* Aim *
Begin with the first line of the material and copy each line word for word through the line that contains "21.2, 17.4, 15.2]"; the pictures are left out.

* start Data block *

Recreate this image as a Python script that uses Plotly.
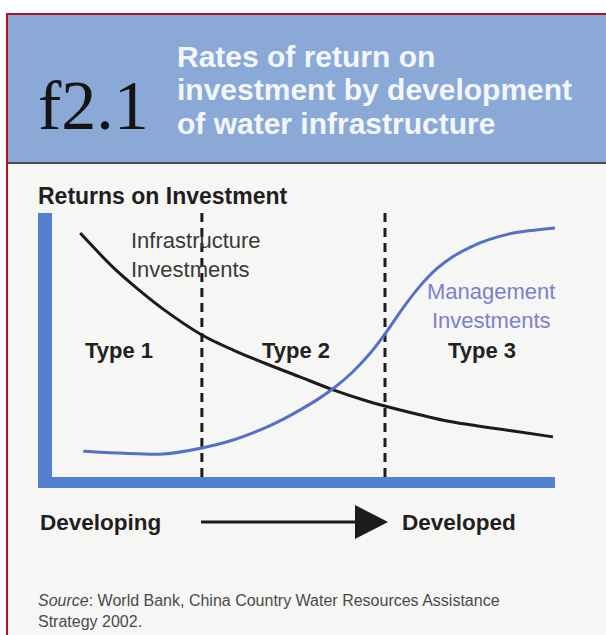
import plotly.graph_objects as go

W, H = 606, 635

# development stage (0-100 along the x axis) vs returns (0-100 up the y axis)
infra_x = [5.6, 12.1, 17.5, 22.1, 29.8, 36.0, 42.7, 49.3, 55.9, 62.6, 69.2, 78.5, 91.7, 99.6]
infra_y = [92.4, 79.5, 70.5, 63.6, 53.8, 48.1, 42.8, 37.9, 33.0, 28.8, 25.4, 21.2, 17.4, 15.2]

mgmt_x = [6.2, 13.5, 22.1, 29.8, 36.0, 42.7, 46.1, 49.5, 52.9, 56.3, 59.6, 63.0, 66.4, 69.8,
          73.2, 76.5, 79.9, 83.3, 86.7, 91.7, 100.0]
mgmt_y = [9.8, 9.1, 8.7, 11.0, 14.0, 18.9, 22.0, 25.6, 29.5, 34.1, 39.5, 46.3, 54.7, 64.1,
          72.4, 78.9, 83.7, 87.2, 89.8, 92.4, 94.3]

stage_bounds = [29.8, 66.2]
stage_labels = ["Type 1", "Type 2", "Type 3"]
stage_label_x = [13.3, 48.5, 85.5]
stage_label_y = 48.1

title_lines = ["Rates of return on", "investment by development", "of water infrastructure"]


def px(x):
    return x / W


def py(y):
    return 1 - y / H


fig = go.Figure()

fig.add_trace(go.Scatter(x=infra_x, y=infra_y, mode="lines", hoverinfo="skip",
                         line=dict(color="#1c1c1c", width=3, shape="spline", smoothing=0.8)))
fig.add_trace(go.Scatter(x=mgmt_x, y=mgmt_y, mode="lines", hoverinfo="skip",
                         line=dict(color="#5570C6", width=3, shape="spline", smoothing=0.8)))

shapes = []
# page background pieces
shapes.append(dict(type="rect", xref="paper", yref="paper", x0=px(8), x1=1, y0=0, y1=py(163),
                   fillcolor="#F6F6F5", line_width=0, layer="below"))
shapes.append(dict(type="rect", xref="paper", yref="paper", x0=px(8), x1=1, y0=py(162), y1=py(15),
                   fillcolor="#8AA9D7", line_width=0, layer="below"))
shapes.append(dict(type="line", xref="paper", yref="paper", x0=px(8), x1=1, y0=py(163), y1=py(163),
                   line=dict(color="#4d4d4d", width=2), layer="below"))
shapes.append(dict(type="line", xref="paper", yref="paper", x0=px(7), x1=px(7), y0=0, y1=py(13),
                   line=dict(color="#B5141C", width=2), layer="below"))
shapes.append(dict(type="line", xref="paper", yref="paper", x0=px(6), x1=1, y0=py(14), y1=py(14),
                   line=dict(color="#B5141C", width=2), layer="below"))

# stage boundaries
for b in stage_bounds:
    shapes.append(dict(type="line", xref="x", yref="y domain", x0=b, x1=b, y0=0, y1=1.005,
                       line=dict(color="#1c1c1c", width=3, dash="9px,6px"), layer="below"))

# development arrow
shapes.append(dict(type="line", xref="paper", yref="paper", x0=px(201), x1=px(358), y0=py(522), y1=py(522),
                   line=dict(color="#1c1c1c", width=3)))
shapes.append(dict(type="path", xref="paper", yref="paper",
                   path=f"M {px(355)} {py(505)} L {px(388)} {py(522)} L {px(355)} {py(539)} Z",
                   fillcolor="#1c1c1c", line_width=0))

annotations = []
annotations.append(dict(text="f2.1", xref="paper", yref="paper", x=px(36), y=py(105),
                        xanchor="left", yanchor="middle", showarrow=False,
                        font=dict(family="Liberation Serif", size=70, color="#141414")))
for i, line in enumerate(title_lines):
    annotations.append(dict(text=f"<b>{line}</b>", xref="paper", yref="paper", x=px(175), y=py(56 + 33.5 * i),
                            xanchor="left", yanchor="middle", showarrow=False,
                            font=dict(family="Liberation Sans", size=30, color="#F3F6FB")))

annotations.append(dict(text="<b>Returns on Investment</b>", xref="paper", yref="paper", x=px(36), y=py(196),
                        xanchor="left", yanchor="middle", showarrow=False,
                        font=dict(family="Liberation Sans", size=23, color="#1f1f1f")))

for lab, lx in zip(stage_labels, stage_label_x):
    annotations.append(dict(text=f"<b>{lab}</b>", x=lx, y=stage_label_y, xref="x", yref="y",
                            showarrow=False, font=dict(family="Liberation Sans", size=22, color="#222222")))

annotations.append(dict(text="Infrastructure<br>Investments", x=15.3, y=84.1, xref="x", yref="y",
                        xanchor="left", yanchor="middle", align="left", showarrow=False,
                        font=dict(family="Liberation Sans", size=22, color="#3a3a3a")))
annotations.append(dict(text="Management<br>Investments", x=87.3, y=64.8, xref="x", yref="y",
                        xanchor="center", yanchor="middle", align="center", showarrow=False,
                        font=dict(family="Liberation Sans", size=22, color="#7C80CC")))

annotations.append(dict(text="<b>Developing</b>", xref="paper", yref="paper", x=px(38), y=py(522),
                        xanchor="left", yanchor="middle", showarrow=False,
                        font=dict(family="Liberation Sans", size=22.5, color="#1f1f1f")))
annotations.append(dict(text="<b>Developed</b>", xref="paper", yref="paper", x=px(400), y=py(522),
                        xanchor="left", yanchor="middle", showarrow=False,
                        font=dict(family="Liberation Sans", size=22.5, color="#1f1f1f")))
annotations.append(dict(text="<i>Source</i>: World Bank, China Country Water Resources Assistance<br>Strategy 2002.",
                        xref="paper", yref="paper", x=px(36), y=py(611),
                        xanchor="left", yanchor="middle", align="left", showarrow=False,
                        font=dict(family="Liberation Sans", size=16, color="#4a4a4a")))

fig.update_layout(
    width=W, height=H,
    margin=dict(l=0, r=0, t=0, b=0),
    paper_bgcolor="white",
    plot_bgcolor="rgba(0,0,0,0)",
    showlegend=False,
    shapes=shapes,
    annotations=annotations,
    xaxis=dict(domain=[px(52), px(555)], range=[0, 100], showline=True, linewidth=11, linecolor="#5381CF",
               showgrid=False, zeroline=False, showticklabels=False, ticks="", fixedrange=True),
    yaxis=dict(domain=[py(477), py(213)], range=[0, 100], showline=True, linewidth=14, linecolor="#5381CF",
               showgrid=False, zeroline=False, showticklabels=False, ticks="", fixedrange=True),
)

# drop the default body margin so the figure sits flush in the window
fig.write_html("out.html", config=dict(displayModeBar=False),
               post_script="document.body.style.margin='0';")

* end Data block *

* Full solution *
Recreate this image as a Python script that uses Plotly.
import plotly.graph_objects as go

W, H = 606, 635

# development stage (0-100 along the x axis) vs returns (0-100 up the y axis)
infra_x = [5.6, 12.1, 17.5, 22.1, 29.8, 36.0, 42.7, 49.3, 55.9, 62.6, 69.2, 78.5, 91.7, 99.6]
infra_y = [92.4, 79.5, 70.5, 63.6, 53.8, 48.1, 42.8, 37.9, 33.0, 28.8, 25.4, 21.2, 17.4, 15.2]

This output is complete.